For a number of years now, NIMBY groups have seized upon CEQA as their legal tool of choice to fend off proposed new housing projects in their communities. At times they do so with the covert or overt support of local government officials who are reluctant to alienate the constituents who’ve voted them into office.
And a number of these CEQA lawsuits have proven successful. The City of Berkeley has become Ground Zero in recent CEQA-vs.-new housing legal and political battles: last year, Berkeley residents relied on CEQA to successfully oppose U.C. Berkeley’s plan to build critically-needed new student housing on or adjacent to campus. They convinced a trial court to cap freshman admissions to U.C. Berkeley as a remedy for what the judge deemed to be U.C.’s deficient environmental analysis of the project under CEQA. (The Legislature promptly exempted the University of California’s admissions process from CEQA’s mandates.) Earlier this month, an appellate court found the University’s plan to build urgently-needed student housing on a portion of Berkeley’s iconic “People’s Park” site–which has devolved from the iconic center of the 1960’s Free Speech Movement into a crime-plagued homeless encampment–to be deficient under CEQA. The justices halted the project from going forward pending a do-over of the project’s environmental analysis. That prompted an angry blast from the normally buttoned-down Governor Newsom, who charged that CEQA was being misused by opponents of new student housing.
Several other well-publicized legal battles from around the state over new housing projects opposed on CEQA grounds have similarly generated substantial publicity and heated public controversy.
While there has been longstanding, generalized debate between CEQA’s supporters and detractors, the perception in some quarters that CEQA is being weaponized to defeat much-needed California housing developments has both ratcheted up that debate and focused it directly on CEQA’s application to California housing projects.
Which brings us back to the Little Hoover Commission and its upcoming hearings on potential “reforms” to CEQA. In recent months, a number of California’s political leaders have urged the Legislature to fundamentally revise CEQA in face of the housing controversy, and suggested that the Commission examine the issue as part of that process.
In announcing its three scheduled hearings on CEQA (scheduled for March 16th, April 13th and April 27th), the Little Hoover Commission states on its website that it will “evaluate the nature and extent of CEQA’s impact on housing, land use, and other issues. The Commission will also explore the present state of the CEQA process and consider whether changes to CEQA or the CEQA process may be merited…”
To be sure, recent developments strongly suggest that the relationship between CEQA and proposed new housing projects–especially those in already urbanized areas of California with existing infrastructure and mass transit resources–needs to be better reconciled. And this is not a policy debate that can be resolved simply through a series of “one-off,” legislatively-devised CEQA exemptions. A more comprehensive review and set of potential reforms is needed.

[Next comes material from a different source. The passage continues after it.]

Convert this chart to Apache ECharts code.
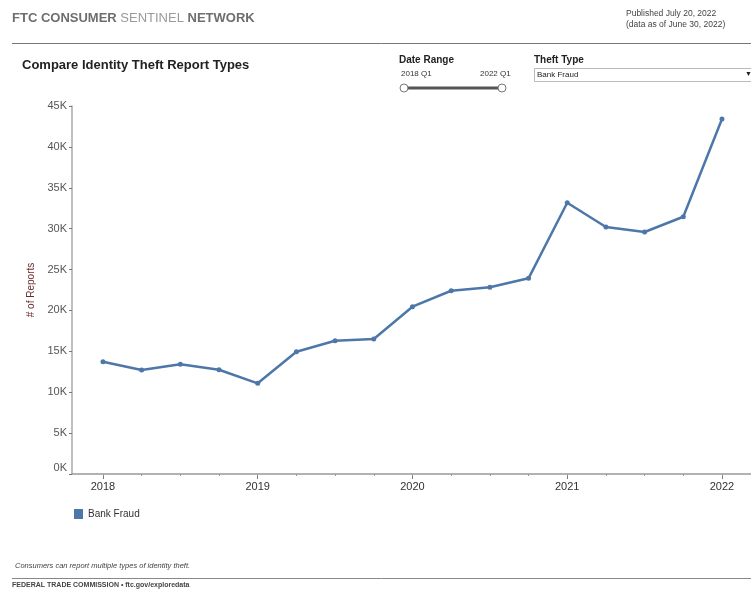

However, the Legislature and Governor Newsom should not view this current “grinding of CEQA/housing gears” as an opportunity to radically revise–or even eviscerate–California’s landmark environmental law. Numerous academic studies have documented the many ways in which CEQA has served to protect and preserve California’s environment, while promoting a healthier population and state economy over the past half-century.
State leaders would instead do well to await the conclusion of the Little Hoover Commission’s upcoming hearings and the issuance of its report on potential CEQA reforms before taking legislative action. A legislative scalpel is needed here, not application of a sledgehammer to CEQA.